In the wake of media reports about a confidential department plan to alter significantly the way it protects threatened and endangered species and their habitat, U.S. Rep. Norm Dicks (D-Wash.), chairman of the House Interior and Environment Appropriations Subcommittee, told the Director of the U.S. Fish & Wildlife Service “If you are going to make comprehensive changes to the Endangered Species Act (ESA) that could undermine and weaken how the law is enforced you are going to have to come to Congress.”
Dicks told the U.S. Fish & Wildlife Service Director Dale Hall that he was particularly concerned about the impact of a new ESA policy that would change the definition of the “range” of a particular species to refer primarily to the area where a species currently exists, rather than to the entire range that was inhabited by that species. This interpretation, based on a March 16th opinion of the Interior Department Solicitor, could substantially alter the number of species protected as well as the level of protection, the congressman said.
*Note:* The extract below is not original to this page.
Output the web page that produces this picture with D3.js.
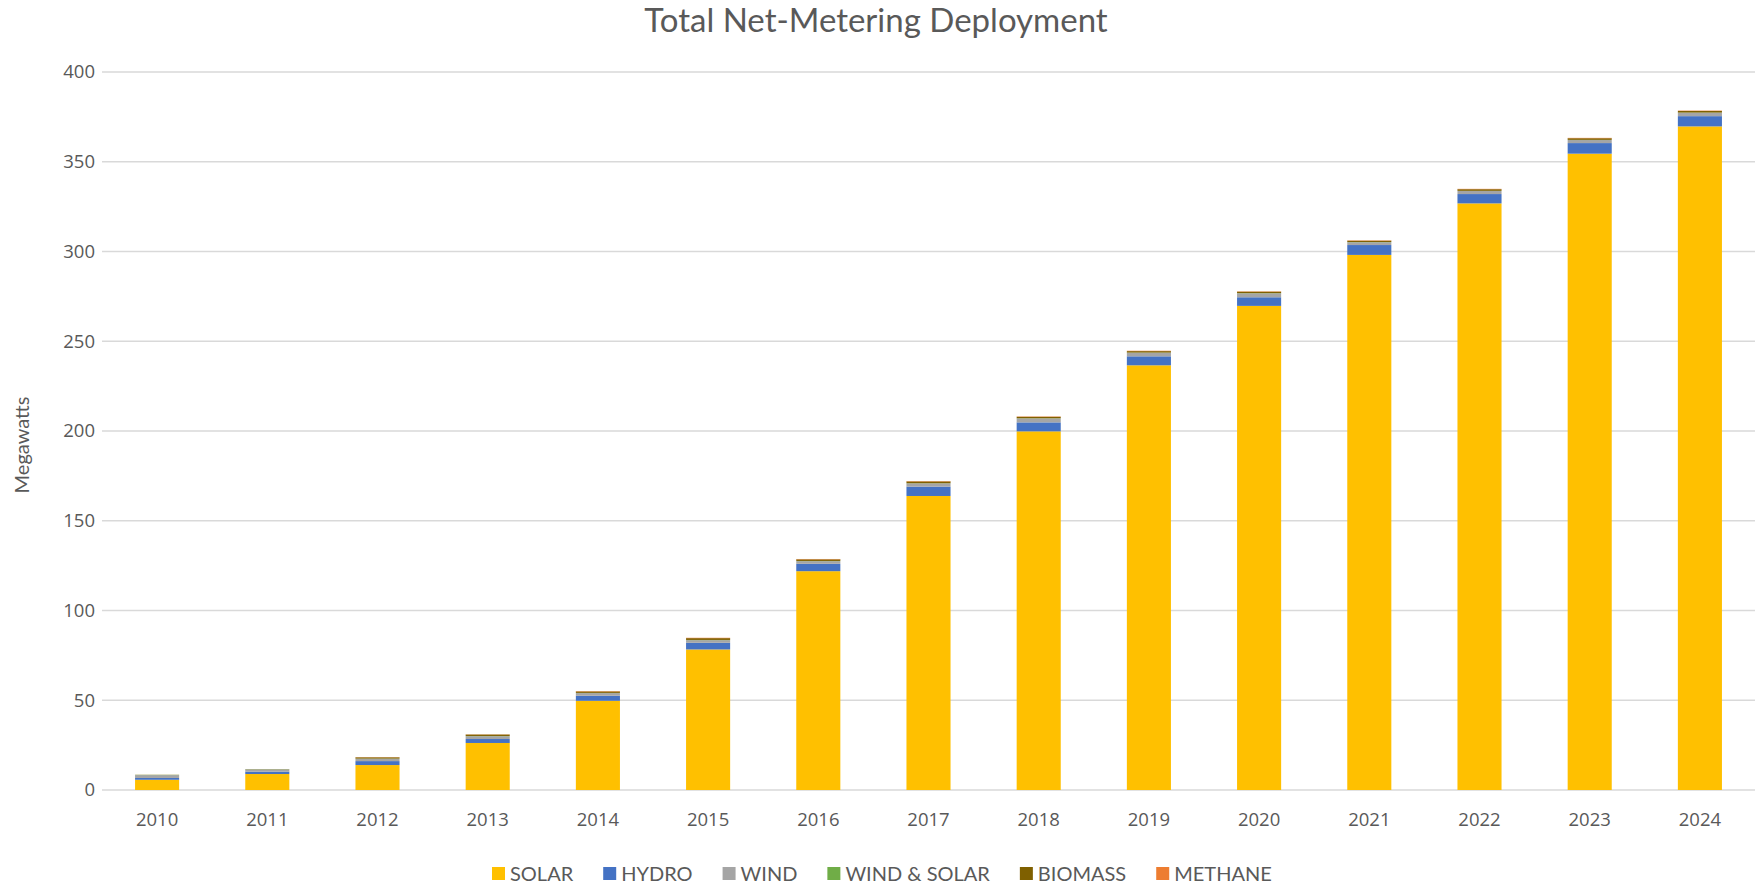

“I worry that it could create a perverse incentive for landowners, for example, to assure that there was no threatened species or habitat on their land in order to argue that their land is no longer part of the ‘current range’ of that species and thus should not be subject to protection,” Rep. Dicks stated in the subcommittee hearing today.
Dicks told the USFWS Director and Interior Solicitor David L. Bernhardt that he disagreed with the department’s new interpretation of the law, and he warned both that these and other proposals that could weaken the protections of the Endangered Species Act must necessarily be considered by Congress.